Kastengeist
Kastengeist und verwandte Scheltworte scheinen unter gleichzeitiger Übertragung auf den Adels- und Offiziersstand seit dem letzten Viertel des 18. Jahrhunderts in Aufnahme gekommen zu sein, als Wieland durch verschiedene Romane das Publikum für die Zustände der vorderasiatischen und indischen Welt interessiert hatte. Vgl. Gombert ZfdW. 7, 149, der zugleich bemerkt: „Die Kaste wurde ein Schlagwort im Munde der bürgerlichen Aufklärung, wie die religiöse sich in dem Gebrauch des Wortes Bonze zur Bezeichnung der Geistlichen gefiel.“
So schreibt Seume 9, 59 (1797) über die Kaiserin Katharina II. von Russland: „Wenn die Justiz deswegen zuweilen nicht besser ging und ihre wächserne Nase noch immer nach allen Angeln gedreht wurde, so war die Monarchin zu bedauern, dass ihre wohlgemeinten Absichten durch Bosheit, Kabale und Kastengeist oft so sehr vereitelt wurden.“ Ähnlich weiter unten: „Freilich wäre dem Adelssinn und Kastengeist dadurch nicht sehr geraten gewesen: aber ist es nicht eben dieser Adelssinn und Kastengeist, der die meisten Staaten .. so lange niederdrückte und zerrüttete, bis endlich die Maschine eines natürlichen oder gewaltsamen Todes durch innerliche oder äußerliche Ursachen starb?“
Mit besonderem Nachdruck bürdete man seit den Unglücksjahren 1806—7 dem verderblichen Kastengeist die Schuld an dem Zusammenbruch der preußischen Armee auf. Gombert belegt ZfdW. 7, 148 f. und Festg. dieses Schlagwort von da ab andauernd in Zeitungen und bei Schriftstellern, wie Buchholz (1808), Friedrich v. Cölln (1809), Wedekind (1811) und Luden (1814), der auch „Kastenehre“ synonym dafür verwendet.

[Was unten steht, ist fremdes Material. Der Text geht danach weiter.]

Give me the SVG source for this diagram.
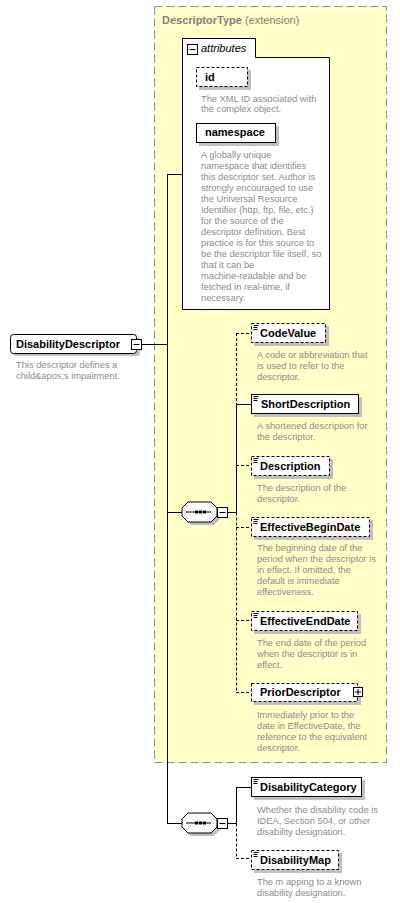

Ein ganzes Nest solcher Bildungen hebt, wie Meyer S. 36 notiert, Fr. O. v. Diericke aus in seiner Streitschrift „Ein Wort über den Preußischen Adel“ (1817) S. 34: „Eben deshalb sind die Worte Kastenzunft, Kastenstolz, Kastendruck, Kastengeist und Kastensinn Lieblingsausdrücke einiger unserer gallsüchtigen Zeitschriftsteller geworden.“ Kastenwesen und Kastentum findet sich z. B. in Seumes leidenschaftlicher Polemik gegen solche privilegierte ständische Abschließung 7, 193 (1806—7): „Der jetzige Zustand Deutschlands ist das Produkt der Privilegien, des Kastenwesens und des Stocksystems unserer Fürsten und Edelleute“ oder 207: „Es fehlt uns ein politischer Luther, der das Untier Privilegium und Kastentum erlegt.“ Von „Kastengesetz“ usw. redet Menzel, Geist der Geschichte (1835) S. 121, während der gehässige Klang des Stammwortes Kaste für Herwegh, Gedichte und krit. Aufs. S. 97 (1839) recht gelegen kommt, um das Cliquenwesen der Hegelschen Schule mit dem Hohnwort „Kastenweisheit“ zu treffen. Vgl. auch Sanders Fremdw. 1, 633.